“They Welcomed Us to Church,” Ensign, Mar. 2000, 42–43
The summer I was 11 years old, my family moved to a small farm in Idaho. My dad wasn’t a member, but he felt that since my sister and I had been recently baptized, we should attend our meetings. I vividly remember how scared and lost we felt that first Sunday. My sister and I stood on the sidewalk for a few minutes shaking off the dust and smoothing our hair and clothes after a wild ride to church over dirt roads with a neighbor boy who left the car windows open. As we watched families enter the church, we thought the steps leading into the building looked so big.
Finally we gathered up our courage and walked up the steps. Inside, people were visiting in the foyer. We threaded our way through the crowd toward the chapel, planning to slip in quietly and sit in the back.
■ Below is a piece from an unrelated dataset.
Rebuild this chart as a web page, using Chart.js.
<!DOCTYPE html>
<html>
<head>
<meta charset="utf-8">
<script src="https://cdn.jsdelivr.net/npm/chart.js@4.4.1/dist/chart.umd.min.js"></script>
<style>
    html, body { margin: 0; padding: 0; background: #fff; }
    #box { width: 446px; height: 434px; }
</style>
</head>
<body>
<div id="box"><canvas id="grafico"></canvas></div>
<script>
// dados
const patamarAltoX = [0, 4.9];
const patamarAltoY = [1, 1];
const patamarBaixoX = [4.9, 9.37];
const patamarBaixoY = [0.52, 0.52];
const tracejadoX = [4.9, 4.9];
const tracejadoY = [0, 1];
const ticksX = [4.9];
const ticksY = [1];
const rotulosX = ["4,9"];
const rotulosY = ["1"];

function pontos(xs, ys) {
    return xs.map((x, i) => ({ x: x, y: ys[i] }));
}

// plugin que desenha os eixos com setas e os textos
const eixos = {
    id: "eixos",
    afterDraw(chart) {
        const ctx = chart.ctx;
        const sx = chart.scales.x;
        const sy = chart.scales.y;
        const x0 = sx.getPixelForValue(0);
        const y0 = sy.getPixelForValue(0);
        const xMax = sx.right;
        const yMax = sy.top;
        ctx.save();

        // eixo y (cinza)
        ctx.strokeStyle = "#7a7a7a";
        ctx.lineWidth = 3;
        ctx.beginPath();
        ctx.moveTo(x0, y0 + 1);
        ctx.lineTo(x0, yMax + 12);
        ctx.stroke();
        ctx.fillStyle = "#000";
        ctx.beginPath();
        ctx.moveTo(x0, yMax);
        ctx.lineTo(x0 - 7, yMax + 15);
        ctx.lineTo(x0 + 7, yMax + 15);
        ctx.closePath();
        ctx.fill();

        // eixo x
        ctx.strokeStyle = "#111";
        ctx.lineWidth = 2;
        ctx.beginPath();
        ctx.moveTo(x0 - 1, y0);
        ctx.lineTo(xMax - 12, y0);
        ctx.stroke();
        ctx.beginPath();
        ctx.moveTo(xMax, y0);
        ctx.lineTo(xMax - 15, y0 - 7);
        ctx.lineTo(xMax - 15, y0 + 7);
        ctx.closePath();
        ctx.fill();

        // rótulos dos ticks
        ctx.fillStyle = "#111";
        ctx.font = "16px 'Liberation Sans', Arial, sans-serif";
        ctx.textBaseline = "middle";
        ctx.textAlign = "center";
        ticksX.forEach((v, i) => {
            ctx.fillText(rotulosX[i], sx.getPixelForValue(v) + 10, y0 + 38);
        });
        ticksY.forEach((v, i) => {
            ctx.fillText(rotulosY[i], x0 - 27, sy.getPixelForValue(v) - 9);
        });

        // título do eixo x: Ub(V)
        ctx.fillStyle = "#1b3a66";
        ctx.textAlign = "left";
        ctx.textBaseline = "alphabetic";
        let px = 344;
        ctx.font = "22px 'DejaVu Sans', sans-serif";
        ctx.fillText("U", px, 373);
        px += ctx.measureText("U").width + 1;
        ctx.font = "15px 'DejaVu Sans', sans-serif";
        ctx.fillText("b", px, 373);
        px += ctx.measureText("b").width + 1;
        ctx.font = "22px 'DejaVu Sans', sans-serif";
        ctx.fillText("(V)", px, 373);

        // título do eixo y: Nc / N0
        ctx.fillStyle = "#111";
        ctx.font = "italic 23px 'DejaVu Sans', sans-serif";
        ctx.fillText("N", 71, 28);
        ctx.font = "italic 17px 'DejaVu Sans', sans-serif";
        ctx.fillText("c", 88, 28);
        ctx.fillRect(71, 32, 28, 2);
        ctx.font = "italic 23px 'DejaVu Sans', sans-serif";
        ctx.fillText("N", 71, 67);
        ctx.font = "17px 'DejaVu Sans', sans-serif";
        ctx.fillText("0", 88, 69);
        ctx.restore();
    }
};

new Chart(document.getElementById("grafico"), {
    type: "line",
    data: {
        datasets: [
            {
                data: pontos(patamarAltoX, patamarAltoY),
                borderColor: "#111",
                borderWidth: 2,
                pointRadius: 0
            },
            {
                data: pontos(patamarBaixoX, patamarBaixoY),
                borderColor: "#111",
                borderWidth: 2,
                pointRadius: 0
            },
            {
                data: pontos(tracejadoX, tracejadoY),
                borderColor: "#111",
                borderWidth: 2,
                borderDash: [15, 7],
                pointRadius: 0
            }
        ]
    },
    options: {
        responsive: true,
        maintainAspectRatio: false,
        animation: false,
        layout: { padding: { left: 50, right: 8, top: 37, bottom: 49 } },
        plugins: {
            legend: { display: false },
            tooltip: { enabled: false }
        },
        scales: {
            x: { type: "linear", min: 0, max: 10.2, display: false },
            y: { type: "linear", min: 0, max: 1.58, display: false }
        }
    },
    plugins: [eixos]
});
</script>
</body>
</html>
Then we spotted a roadblock—a gentleman standing at the door of the chapel, greeting people and handing out programs. We glanced over and saw there was a woman at the other door doing the same thing.
We did our best to pass by unnoticed, but the man at the door spotted us and stopped us. For a moment I thought he might ask us to leave. Instead he asked us our names and welcomed us to church. He told us that his name was John Smith and that his wife, Jean, was the woman at the other door. It was always nice to have new people move into the ward, he said.
We found seats and sat down. A warm feeling came over me. My sister and I were going to like this ward, I just knew it. I shook off the last of the road dust and watched the Smiths greet the rest of the congregation coming into the chapel. The Smiths must be very special people to have such an important job, I decided.
Looking back now, I realize I was right. And I will always be grateful for a special couple who took the time to make two dusty, disheveled little girls feel welcome and at home.